Feeling a bit like a cocker spaniel in an obedience class, Carla sat.

The Raythune County Public Library consisted of a single room in an old brick building across the street and down the block from the courthouse. The last three library levies had failed by large margins, which surprised nobody; it was hard to argue on behalf of books when half the county roads were crumbling to mush. The library, though, somehow hung on, battered but unbowed. The interior walls were dull brown sheets of trash-picked paneling, the bookshelves had been donated a decade ago by the Lowe's up on the interstate, and the carpet had been salvaged from a tobacco warehouse torn down in the 1950s. Water stains spread out across the drop ceiling like a child's drawing of pumpkin-colored clouds.

Right now the room was deserted except for the two of them. You could hear the ticking of the large round clock on the south wall—it was white with thick black numbers—as it went about its business, each bundle of ticks synched up with a faint forward tremor of the minute hand. Carla knew that clock, and she knew that ticking, and she knew the movement of that minute hand. She and the clock were old friends. Well—acquaintances, maybe. The clock had never done what she'd asked it to do: speed up when she was waiting for her mom to pick her up, or slow down when a guy from her biology class happened to come in and Carla hoped he'd notice her and say hi. No: That damned clock always played it straight, dispensing its rough justice minute by carefully measured minute. It never cut any corners. Never did you any favors.

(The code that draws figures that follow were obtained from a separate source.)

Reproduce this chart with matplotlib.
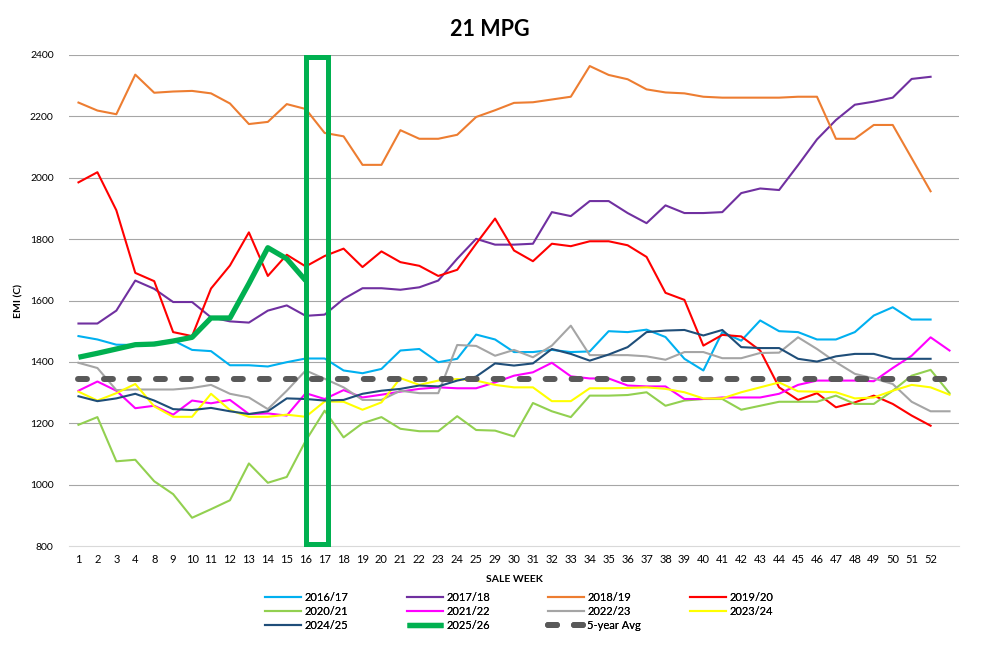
import numpy as np
import matplotlib
matplotlib.use("Agg")
import matplotlib.pyplot as plt
from matplotlib.patches import Rectangle

plt.rcParams['font.family'] = ['Lato', 'DejaVu Sans']

weeks = ["1", "2", "3", "4", "8", "9", "10", "11", "12", "13", "14", "15", "16", "17",
         "18", "19", "20", "21", "22", "23", "24", "25", "29", "30", "31", "32", "33",
         "34", "35", "36", "37", "38", "39", "40", "41", "42", "43", "44", "45", "46",
         "47", "48", "49", "50", "51", "52", ""]

s1617 = [1484, 1473, 1456, 1455, 1462, 1470, 1439, 1435, 1389, 1389,
         1385, 1399, 1411, 1411, 1372, 1363, 1377, 1437, 1442, 1399,
         1410, 1489, 1473, 1432, 1432, 1439, 1432, 1434, 1500, 1497,
         1505, 1481, 1410, 1372, 1497, 1469, 1535, 1500, 1497, 1473,
         1473, 1497, 1551, 1578, 1538, 1538]
s1718 = [1525, 1525, 1567, 1665, 1638, 1595, 1595, 1545, 1532, 1528,
         1567, 1584, 1550, 1554, 1605, 1640, 1640, 1635, 1643, 1665,
         1736, 1801, 1782, 1782, 1785, 1888, 1875, 1924, 1924, 1885,
         1852, 1910, 1885, 1885, 1888, 1950, 1965, 1960, 2041, 2125,
         2188, 2238, 2248, 2261, 2322, 2329]
s1819 = [2245, 2219, 2207, 2336, 2277, 2281, 2283, 2275, 2242, 2175,
         2182, 2240, 2224, 2146, 2135, 2042, 2042, 2155, 2127, 2127,
         2140, 2198, 2220, 2244, 2246, 2255, 2264, 2364, 2335, 2321,
         2288, 2278, 2275, 2264, 2261, 2261, 2261, 2261, 2264, 2264,
         2127, 2127, 2172, 2172, 2064, 1956]
s1920 = [1985, 2018, 1894, 1690, 1663, 1497, 1484, 1639, 1714, 1822,
         1680, 1749, 1711, 1745, 1769, 1709, 1760, 1725, 1713, 1680,
         1700, 1785, 1867, 1763, 1728, 1785, 1777, 1793, 1793, 1780,
         1742, 1625, 1602, 1453, 1488, 1483, 1437, 1317, 1276, 1298,
         1252, 1268, 1290, 1263, 1225, 1192]
s2021 = [1195, 1220, 1076, 1081, 1011, 969, 892, 920, 949, 1069,
         1006, 1025, 1143, 1241, 1154, 1200, 1220, 1182, 1174, 1174,
         1223, 1178, 1176, 1157, 1266, 1239, 1220, 1290, 1290, 1292,
         1301, 1257, 1274, 1279, 1279, 1244, 1257, 1270, 1270, 1270,
         1290, 1263, 1263, 1306, 1355, 1374, 1298]
s2122 = [1306, 1336, 1306, 1249, 1257, 1228, 1274, 1265, 1276, 1230,
         1232, 1225, 1298, 1279, 1308, 1284, 1293, 1303, 1312, 1317,
         1314, 1314, 1333, 1355, 1366, 1397, 1353, 1346, 1346, 1323,
         1320, 1320, 1279, 1279, 1284, 1284, 1284, 1296, 1325, 1339,
         1339, 1339, 1337, 1380, 1420, 1480, 1437]
s2223 = [1397, 1380, 1308, 1310, 1310, 1310, 1315, 1325, 1296, 1284,
         1246, 1306, 1372, 1345, 1317, 1276, 1276, 1306, 1298, 1298,
         1455, 1452, 1420, 1439, 1415, 1453, 1518, 1422, 1422, 1422,
         1418, 1407, 1432, 1432, 1412, 1412, 1429, 1430, 1480, 1442,
         1399, 1361, 1346, 1328, 1270, 1239, 1239]
s2324 = [1303, 1274, 1298, 1328, 1255, 1221, 1221, 1296, 1243, 1221,
         1221, 1228, 1221, 1271, 1270, 1244, 1268, 1347, 1325, 1339,
         1344, 1339, 1325, 1317, 1317, 1272, 1272, 1314, 1314, 1315,
         1317, 1312, 1301, 1281, 1281, 1301, 1317, 1333, 1304, 1303,
         1301, 1281, 1284, 1306, 1325, 1317, 1293]
s2425 = [1288, 1272, 1281, 1296, 1274, 1246, 1243, 1250, 1239, 1230,
         1239, 1281, 1279, 1274, 1276, 1296, 1306, 1312, 1323, 1320,
         1339, 1352, 1395, 1388, 1395, 1442, 1426, 1404, 1424, 1448,
         1497, 1502, 1504, 1486, 1504, 1448, 1445, 1445, 1410, 1401,
         1418, 1426, 1426, 1410, 1410, 1410]
s2526 = [1415, 1428, 1442, 1456, 1458, 1468, 1480, 1543, 1543, 1655,
         1772, 1736, 1665]
avg5 = [1345] * 47

series = [
    ("2016/17", s1617, "#00B0F0"),
    ("2017/18", s1718, "#7030A0"),
    ("2018/19", s1819, "#ED7D31"),
    ("2019/20", s1920, "#FF0000"),
    ("2020/21", s2021, "#92D050"),
    ("2021/22", s2122, "#FF00FF"),
    ("2022/23", s2223, "#A5A5A5"),
    ("2023/24", s2324, "#FFFF00"),
    ("2024/25", s2425, "#1F4E79"),
]

W, H = 987, 648
fig = plt.figure(figsize=(W / 100, H / 100), dpi=100)
ax = fig.add_axes([69 / W, 1 - 546 / H, (959 - 69) / W, (546 - 55) / H])

handles = {}
for name, vals, col in series:
    ln, = ax.plot(np.arange(len(vals)), vals, color=col, lw=1.5,
                  solid_joinstyle='round', zorder=3)
    handles[name] = ln

ln, = ax.plot(np.arange(len(s2526)), s2526, color="#00B050", lw=3.8,
              solid_joinstyle='round', solid_capstyle='butt', zorder=5)
handles["2025/26"] = ln
ln, = ax.plot(np.arange(len(avg5)), avg5, color="#595959", lw=4.3,
              linestyle=(0, (1.5, 2.85)), dash_capstyle='round', zorder=4)
handles["5-year Avg"] = ln

# highlight box around weeks 16-17
ax.add_patch(Rectangle((12.04, 808), 1.16, 1587, fill=False,
                       edgecolor="#00B050", lw=3.6, zorder=6, clip_on=False))

ax.set_xlim(-0.5, len(weeks) - 0.5)
ax.set_ylim(800, 2400)
ax.set_xticks(np.arange(len(weeks)))
ax.set_xticklabels(weeks, fontsize=8)
ax.set_yticks(np.arange(800, 2401, 200))
ax.tick_params(axis='both', length=0, colors='#000000')
ax.tick_params(axis='y', pad=11, labelsize=7.5)
ax.tick_params(axis='x', pad=6)
ax.grid(axis='y', color='#A6A6A6', lw=0.8, zorder=0)
ax.get_ygridlines()[0].set_visible(False)
ax.set_axisbelow(True)
for s in ['left', 'top', 'right']:
    ax.spines[s].set_visible(False)
ax.spines['bottom'].set_color('#D9D9D9')
ax.spines['bottom'].set_linewidth(0.8)

ax.set_xlabel("SALE WEEK", fontsize=7.5, fontweight='bold', labelpad=7)
ax.set_ylabel("EMI (C)", fontsize=7.5, fontweight='bold')
ax.yaxis.set_label_coords((23 - 69) / 890, 0.5)
fig.text(490 / W, 1 - 30 / H, "21 MPG", ha='center', va='center',
         fontsize=15.5, fontweight='bold')

cols = [["2016/17", "2020/21", "2024/25"],
        ["2017/18", "2021/22", "2025/26"],
        ["2018/19", "2022/23", "5-year Avg"],
        ["2019/20", "2023/24"]]
col_x = [265, 407, 548, 690]
for cx, names in zip(col_x, cols):
    leg = fig.legend([handles[n] for n in names], names, loc='upper left',
                     bbox_to_anchor=(cx / W, 1 - 592 / H), frameon=False,
                     fontsize=8, handlelength=3.2, handletextpad=0.35,
                     labelspacing=0.25, borderpad=0, borderaxespad=0)
    fig.add_artist(leg)

fig.savefig("out.png", dpi=100)
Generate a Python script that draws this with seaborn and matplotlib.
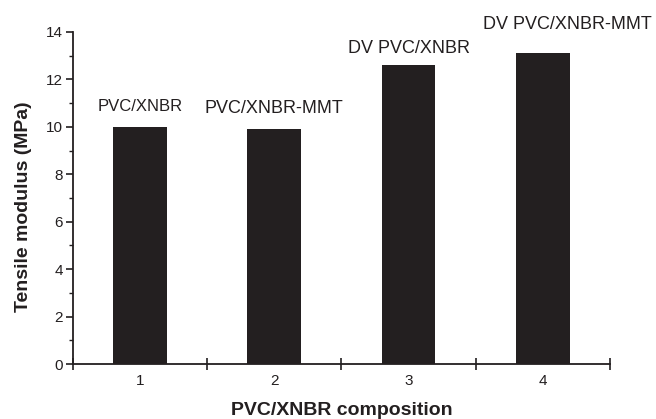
import matplotlib
matplotlib.use("Agg")
import matplotlib.pyplot as plt
import seaborn as sns
import pandas as pd
from matplotlib.ticker import FixedLocator, NullFormatter, MultipleLocator

compositions = ["1", "2", "3", "4"]
modulus = [10.0, 9.9, 12.6, 13.1]
bar_labels = ["PVC/XNBR", "PVC/XNBR-MMT", "DV PVC/XNBR", "DV PVC/XNBR-MMT"]

df = pd.DataFrame({"composition": compositions, "modulus": modulus})

sns.set_style("ticks")
plt.rcParams["font.family"] = ["Liberation Sans", "DejaVu Sans"]
ink = "#231f20"

fig = plt.figure(figsize=(6.56, 4.19), dpi=100)
ax = fig.add_axes([0.111, 0.131, 0.819, 0.793])

sns.barplot(data=df, x="composition", y="modulus", color=ink, width=0.4,
            saturation=1, ax=ax, edgecolor="none")

ax.set_xlim(-0.5, 3.5)
ax.set_ylim(0, 14)

ax.xaxis.set_major_locator(FixedLocator([-0.5, 0.5, 1.5, 2.5, 3.5]))
ax.xaxis.set_major_formatter(NullFormatter())
ax.xaxis.set_minor_locator(FixedLocator([0, 1, 2, 3]))
ax.set_xticklabels(compositions, minor=True)
ax.tick_params(axis="x", which="major", direction="inout", length=8, width=1.2, color=ink)
ax.tick_params(axis="x", which="minor", length=0, pad=7, labelsize=11, labelcolor=ink)

ax.yaxis.set_major_locator(MultipleLocator(2))
ax.yaxis.set_minor_locator(MultipleLocator(1))
ax.tick_params(axis="y", which="major", direction="out", length=5, width=1.2, color=ink,
               labelsize=11, labelcolor=ink, pad=2)
ax.tick_params(axis="y", which="minor", direction="out", length=3, width=1.0, color=ink)

for s in ["top", "right"]:
    ax.spines[s].set_visible(False)
for s in ["left", "bottom"]:
    ax.spines[s].set_linewidth(1.3)
    ax.spines[s].set_color(ink)

ax.set_xlabel("PVC/XNBR composition", fontsize=14, fontweight="bold", color=ink)
ax.set_ylabel("Tensile modulus (MPa)", fontsize=14, fontweight="bold", color=ink)
ax.xaxis.label.set_va("center")
ax.yaxis.label.set_va("center")
ax.xaxis.set_label_coords(0.5, -0.141)
ax.yaxis.set_label_coords(-0.092, 0.475)

offsets = [(0, 20), (0, 21), (0, 17), (24, 29)]
sizes = [12, 13, 13, 13]
for i, (lab, val) in enumerate(zip(bar_labels, modulus)):
    ax.annotate(lab, xy=(i, val), xytext=offsets[i], textcoords="offset pixels",
                ha="center", va="center", fontsize=sizes[i], color=ink,
                annotation_clip=False)

fig.savefig("out.png", dpi=100)
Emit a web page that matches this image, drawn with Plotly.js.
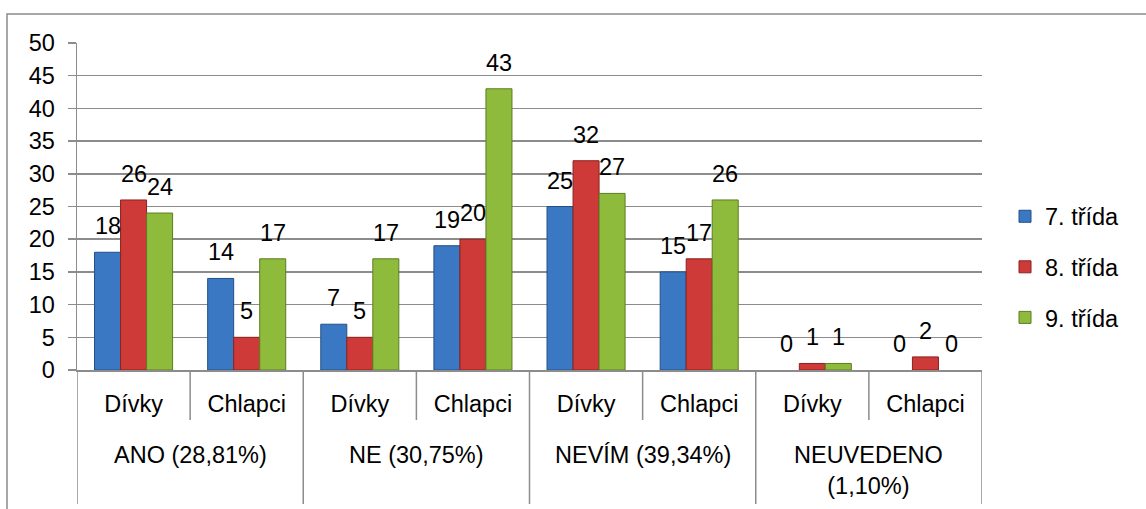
<!DOCTYPE html>
<html>
<head>
<meta charset="utf-8">
<script src="https://cdn.plot.ly/plotly-3.0.1.min.js"></script>
<style>html,body{margin:0;padding:0;background:#fff;}#chart{width:1146px;height:509px;}</style>
</head>
<body>
<div id="chart"></div>
<script>
// ---- data ----
const groups = ["ANO (28,81%)", "NE (30,75%)", "NEVÍM (39,34%)", "NEUVEDENO<br>(1,10%)"];
const subcats = ["Dívky", "Chlapci", "Dívky", "Chlapci", "Dívky", "Chlapci", "Dívky", "Chlapci"];
const seriesNames = ["7. třída", "8. třída", "9. třída"];
const trida7 = [18, 14, 7, 19, 25, 15, 0, 0];
const trida8 = [26, 5, 5, 20, 32, 17, 1, 2];
const trida9 = [24, 17, 17, 43, 27, 26, 1, 0];
const yTicks = [0, 5, 10, 15, 20, 25, 30, 35, 40, 45, 50];

// ---- styling ----
const FONT = "Liberation Sans, Arial, sans-serif";
const FS = 23.5;
const fills = ["#3b78c4", "#cd3a37", "#8fbb3c"];
const edges = ["#234f86", "#8a2320", "#5d7c22"];
const grid = "#8c8c8c";
const bargap = 0.31;
const bw = (1 - bargap) / 3;

const series = [trida7, trida8, trida9];
const xIdx = subcats.map((_, i) => i);

const traces = series.map((vals, k) => ({
  type: "bar",
  name: seriesNames[k],
  legendgroup: "g" + k,
  x: xIdx,
  y: vals,
  marker: {color: fills[k], line: {color: edges[k], width: vals.map(v => v ? 1 : 0)}},
  hoverinfo: "skip"
}));

const annotations = [];
// data labels
series.forEach((vals, k) => {
  vals.forEach((v, i) => {
    annotations.push({
      x: i + (k - 1) * bw, y: v, xref: "x", yref: "y",
      text: String(v), showarrow: false, yanchor: "middle", yshift: 26,
      font: {family: FONT, size: FS, color: "#000"}
    });
  });
});
// group labels
groups.forEach((g, j) => {
  annotations.push({
    x: 2 * j + 0.5, xref: "x", y: (370 - 440) / 327, yref: "paper",
    text: g, showarrow: false, yanchor: "top", align: "center",
    font: {family: FONT, size: FS, color: "#000"}
  });
});

const shapes = [];
// dividers
for (let i = 0; i <= subcats.length; i++) {
  const long = (i % 2 === 0);
  shapes.push({
    type: "line", xref: "x", yref: "paper",
    x0: i - 0.5, x1: i - 0.5, y0: 0, y1: long ? -(504 - 370) / 327 : -(420 - 370) / 327,
    line: {color: grid, width: 1.5}
  });
}
// outer border (left + top)
shapes.push({
  type: "rect", xref: "paper", yref: "paper",
  x0: (7 - 77) / 905, x1: (1160 - 77) / 905, y0: -(530 - 370) / 327, y1: (370 - 14) / 327,
  line: {color: "#8c8c8c", width: 1.5}
});

const layout = {
  width: 1146, height: 509,
  margin: {l: 77, r: 164, t: 43, b: 139},
  paper_bgcolor: "#fff", plot_bgcolor: "#fff",
  barmode: "group", bargap: bargap, bargroupgap: 0,
  showlegend: true,
  font: {family: FONT, size: FS, color: "#000"},
  xaxis: {
    range: [-0.5, subcats.length - 0.5],
    tickvals: xIdx, ticktext: subcats, ticks: "",
    ticklabelstandoff: 12,
    showgrid: false, zeroline: false, showline: true, linecolor: grid, linewidth: 1.5,
    tickfont: {family: FONT, size: FS, color: "#000"}, fixedrange: true
  },
  yaxis: {
    range: [0, 50], tickvals: yTicks, ticktext: yTicks.map(String),
    ticks: "outside", ticklen: 8, tickcolor: grid, tickwidth: 1.5,
    ticklabelstandoff: 8,
    showgrid: true, gridcolor: grid, gridwidth: 1.5,
    zeroline: false, showline: true, linecolor: grid, linewidth: 1.5,
    tickfont: {family: FONT, size: FS, color: "#000"}, fixedrange: true
  },
  legend: {
    x: (1005 - 77) / 905, xanchor: "left", y: (370 - 267) / 327, yanchor: "middle",
    font: {family: FONT, size: FS, color: "#000"},
    tracegroupgap: 17, itemwidth: 30, bgcolor: "rgba(0,0,0,0)"
  },
  annotations: annotations,
  shapes: shapes
};

Plotly.newPlot("chart", traces, layout, {staticPlot: true, displayModeBar: false});
</script>
</body>
</html>
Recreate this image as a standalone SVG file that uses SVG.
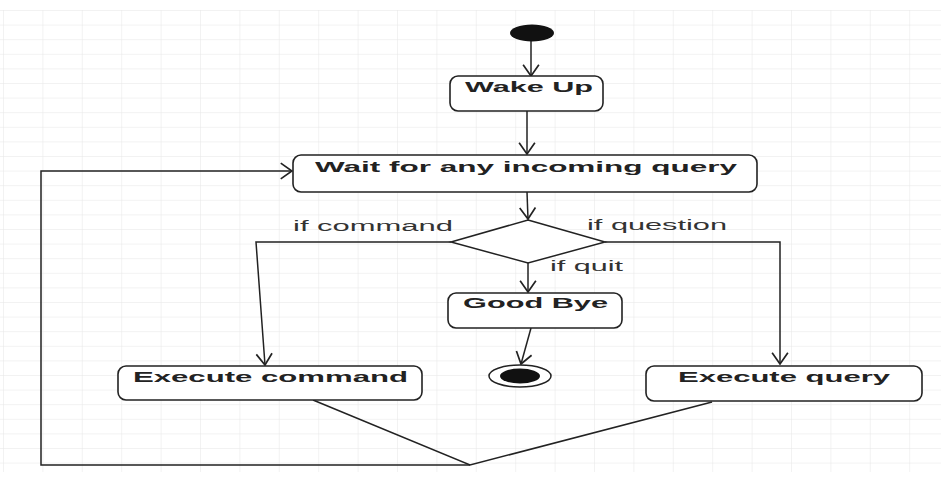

Carla was surprised that no one else was here yet. Almost always there were at least a few other people in the library, reading a book or a magazine at one of the three long metal tables or poking at the keyboard of the single public computer on a card table in the corner. Sometimes the older people in town would actually hang out in front of the building before 9 a.m., waiting for Sally McArdle to come limping along with her Snoopy key ring.